### [REQUIRED TASK]
Copy all lines in which the word "size" can be found.
╭─ DATA PROVIDED
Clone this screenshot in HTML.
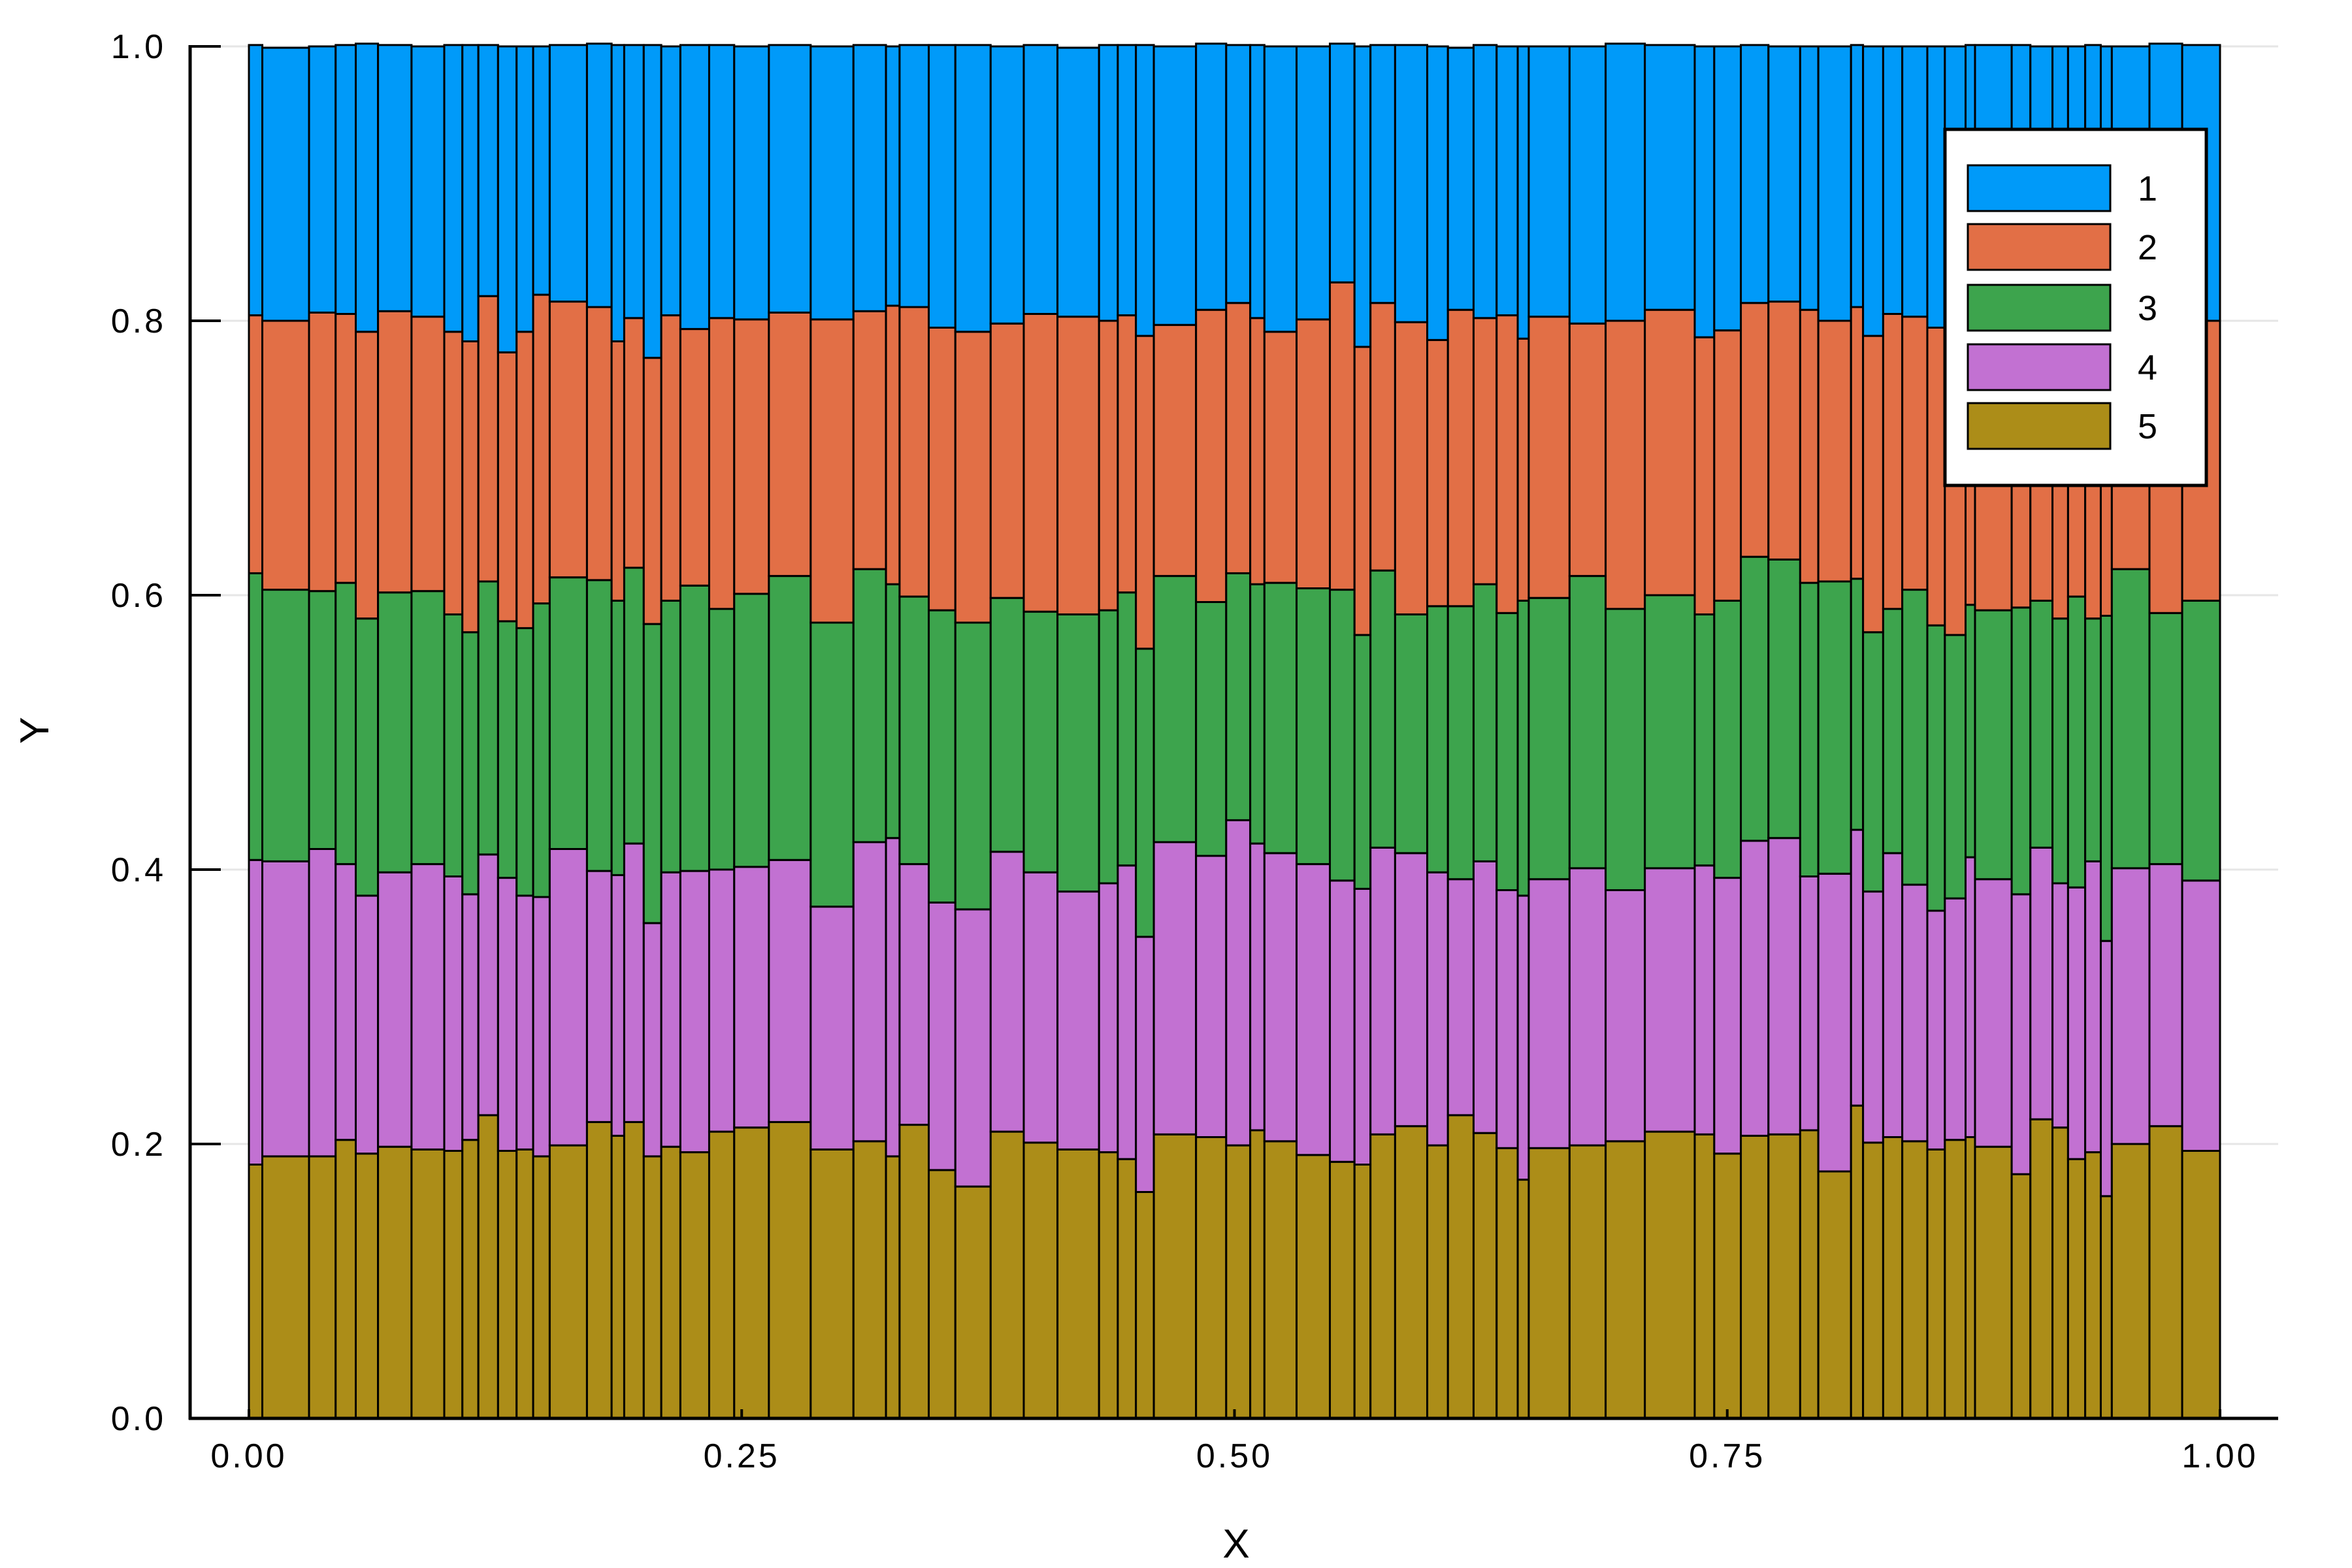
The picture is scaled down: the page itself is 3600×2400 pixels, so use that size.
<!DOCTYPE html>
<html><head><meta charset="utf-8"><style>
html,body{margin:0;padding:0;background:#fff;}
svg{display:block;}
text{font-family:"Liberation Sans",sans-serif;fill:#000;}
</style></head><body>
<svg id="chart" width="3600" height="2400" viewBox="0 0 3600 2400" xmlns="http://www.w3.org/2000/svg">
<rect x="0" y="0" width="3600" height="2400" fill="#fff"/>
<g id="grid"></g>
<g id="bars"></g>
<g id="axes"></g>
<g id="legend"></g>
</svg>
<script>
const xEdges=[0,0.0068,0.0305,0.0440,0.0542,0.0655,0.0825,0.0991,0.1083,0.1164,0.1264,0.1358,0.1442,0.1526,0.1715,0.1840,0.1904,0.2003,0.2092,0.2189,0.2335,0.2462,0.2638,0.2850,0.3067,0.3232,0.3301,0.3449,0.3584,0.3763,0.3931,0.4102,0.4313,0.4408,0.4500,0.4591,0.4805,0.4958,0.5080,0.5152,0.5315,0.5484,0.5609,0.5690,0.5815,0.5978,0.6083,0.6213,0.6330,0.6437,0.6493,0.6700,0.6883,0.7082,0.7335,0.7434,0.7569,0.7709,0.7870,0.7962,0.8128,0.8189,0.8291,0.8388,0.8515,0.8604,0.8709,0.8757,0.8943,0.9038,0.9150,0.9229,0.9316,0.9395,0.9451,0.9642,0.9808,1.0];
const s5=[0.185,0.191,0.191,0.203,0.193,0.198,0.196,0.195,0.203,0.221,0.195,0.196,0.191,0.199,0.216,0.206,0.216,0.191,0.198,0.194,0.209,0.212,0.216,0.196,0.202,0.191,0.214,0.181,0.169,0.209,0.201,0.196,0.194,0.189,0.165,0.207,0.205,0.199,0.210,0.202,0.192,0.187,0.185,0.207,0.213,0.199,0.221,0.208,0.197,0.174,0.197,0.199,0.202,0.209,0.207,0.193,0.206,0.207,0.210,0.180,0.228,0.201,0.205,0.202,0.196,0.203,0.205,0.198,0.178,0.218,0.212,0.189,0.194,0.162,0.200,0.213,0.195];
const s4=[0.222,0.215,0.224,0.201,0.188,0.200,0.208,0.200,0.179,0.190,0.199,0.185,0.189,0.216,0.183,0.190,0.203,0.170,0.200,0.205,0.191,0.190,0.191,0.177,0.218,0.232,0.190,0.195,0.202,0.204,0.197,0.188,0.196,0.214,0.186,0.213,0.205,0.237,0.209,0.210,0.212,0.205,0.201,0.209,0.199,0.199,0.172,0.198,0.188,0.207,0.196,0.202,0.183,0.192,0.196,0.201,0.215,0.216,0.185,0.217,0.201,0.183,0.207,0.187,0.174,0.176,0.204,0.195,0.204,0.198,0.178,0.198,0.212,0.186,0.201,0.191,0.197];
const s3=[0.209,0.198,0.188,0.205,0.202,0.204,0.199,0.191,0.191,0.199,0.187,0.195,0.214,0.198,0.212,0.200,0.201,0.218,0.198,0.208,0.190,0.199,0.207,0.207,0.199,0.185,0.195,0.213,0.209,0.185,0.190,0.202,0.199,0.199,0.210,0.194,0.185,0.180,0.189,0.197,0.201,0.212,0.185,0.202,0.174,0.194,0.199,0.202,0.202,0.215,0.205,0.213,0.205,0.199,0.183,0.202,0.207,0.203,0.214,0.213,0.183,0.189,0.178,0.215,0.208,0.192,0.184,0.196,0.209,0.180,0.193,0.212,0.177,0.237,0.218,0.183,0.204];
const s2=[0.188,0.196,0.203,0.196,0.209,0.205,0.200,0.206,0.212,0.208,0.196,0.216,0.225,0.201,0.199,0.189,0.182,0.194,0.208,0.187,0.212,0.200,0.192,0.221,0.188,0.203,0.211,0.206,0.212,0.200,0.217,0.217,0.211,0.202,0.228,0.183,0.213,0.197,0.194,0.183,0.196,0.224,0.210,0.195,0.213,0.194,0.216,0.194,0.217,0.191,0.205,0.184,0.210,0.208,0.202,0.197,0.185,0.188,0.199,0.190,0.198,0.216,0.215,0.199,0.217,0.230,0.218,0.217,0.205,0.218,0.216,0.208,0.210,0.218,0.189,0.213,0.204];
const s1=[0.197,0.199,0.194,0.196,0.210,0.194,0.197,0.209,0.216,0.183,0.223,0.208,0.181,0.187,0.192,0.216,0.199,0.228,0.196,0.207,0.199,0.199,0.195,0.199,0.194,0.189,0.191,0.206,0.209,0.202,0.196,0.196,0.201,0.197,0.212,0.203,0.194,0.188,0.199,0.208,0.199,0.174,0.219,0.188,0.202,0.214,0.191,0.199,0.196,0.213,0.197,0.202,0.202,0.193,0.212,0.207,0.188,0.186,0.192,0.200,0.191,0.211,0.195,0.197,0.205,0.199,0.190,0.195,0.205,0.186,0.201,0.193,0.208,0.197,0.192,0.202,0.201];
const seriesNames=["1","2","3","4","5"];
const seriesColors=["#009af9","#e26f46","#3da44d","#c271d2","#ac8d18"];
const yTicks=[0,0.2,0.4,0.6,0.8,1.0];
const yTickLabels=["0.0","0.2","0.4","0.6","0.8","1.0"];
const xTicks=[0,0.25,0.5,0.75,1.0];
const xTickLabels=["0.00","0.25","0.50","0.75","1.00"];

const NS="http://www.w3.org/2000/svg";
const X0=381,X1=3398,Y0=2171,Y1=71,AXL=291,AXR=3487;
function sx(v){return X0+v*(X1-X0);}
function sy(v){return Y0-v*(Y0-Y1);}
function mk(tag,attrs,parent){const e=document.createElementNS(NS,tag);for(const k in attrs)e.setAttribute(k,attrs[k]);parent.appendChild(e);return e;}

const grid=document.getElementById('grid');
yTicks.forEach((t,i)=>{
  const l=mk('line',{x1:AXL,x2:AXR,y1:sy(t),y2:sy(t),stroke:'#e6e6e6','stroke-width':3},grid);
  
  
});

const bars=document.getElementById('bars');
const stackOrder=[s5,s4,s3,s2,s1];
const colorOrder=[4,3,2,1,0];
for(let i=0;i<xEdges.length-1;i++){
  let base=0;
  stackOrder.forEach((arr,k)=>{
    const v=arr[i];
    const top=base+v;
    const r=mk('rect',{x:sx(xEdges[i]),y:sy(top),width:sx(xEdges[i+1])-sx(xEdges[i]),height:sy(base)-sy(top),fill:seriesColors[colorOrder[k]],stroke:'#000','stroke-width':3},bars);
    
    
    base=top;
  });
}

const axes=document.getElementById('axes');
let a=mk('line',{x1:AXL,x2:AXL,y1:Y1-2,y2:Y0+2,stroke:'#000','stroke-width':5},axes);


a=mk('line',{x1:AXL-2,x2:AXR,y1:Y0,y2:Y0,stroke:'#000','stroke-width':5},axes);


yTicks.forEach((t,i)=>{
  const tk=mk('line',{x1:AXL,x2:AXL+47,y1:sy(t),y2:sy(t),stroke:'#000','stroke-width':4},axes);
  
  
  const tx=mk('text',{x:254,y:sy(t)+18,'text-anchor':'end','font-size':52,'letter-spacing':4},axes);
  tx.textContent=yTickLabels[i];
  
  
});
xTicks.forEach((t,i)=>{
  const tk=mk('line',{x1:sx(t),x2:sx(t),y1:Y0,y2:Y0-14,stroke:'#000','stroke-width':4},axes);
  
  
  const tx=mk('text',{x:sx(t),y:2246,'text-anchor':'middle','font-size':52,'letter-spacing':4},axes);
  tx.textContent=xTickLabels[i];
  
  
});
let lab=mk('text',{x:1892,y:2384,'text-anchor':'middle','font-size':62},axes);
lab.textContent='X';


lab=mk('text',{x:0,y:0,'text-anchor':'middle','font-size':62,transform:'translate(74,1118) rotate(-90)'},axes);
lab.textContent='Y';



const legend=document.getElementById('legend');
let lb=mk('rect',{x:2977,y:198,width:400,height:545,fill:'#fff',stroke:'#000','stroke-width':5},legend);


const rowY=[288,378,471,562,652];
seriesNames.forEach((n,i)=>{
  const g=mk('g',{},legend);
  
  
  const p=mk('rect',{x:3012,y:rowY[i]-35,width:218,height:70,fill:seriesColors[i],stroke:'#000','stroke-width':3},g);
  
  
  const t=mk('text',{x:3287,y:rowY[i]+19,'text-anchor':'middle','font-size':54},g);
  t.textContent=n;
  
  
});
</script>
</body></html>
╰─
### [THE COMPLETED TASK]
The picture is scaled down: the page itself is 3600×2400 pixels, so use that size.
  const tx=mk('text',{x:254,y:sy(t)+18,'text-anchor':'end','font-size':52,'letter-spacing':4},axes);
  const tx=mk('text',{x:sx(t),y:2246,'text-anchor':'middle','font-size':52,'letter-spacing':4},axes);
let lab=mk('text',{x:1892,y:2384,'text-anchor':'middle','font-size':62},axes);
lab=mk('text',{x:0,y:0,'text-anchor':'middle','font-size':62,transform:'translate(74,1118) rotate(-90)'},axes);
  const t=mk('text',{x:3287,y:rowY[i]+19,'text-anchor':'middle','font-size':54},g);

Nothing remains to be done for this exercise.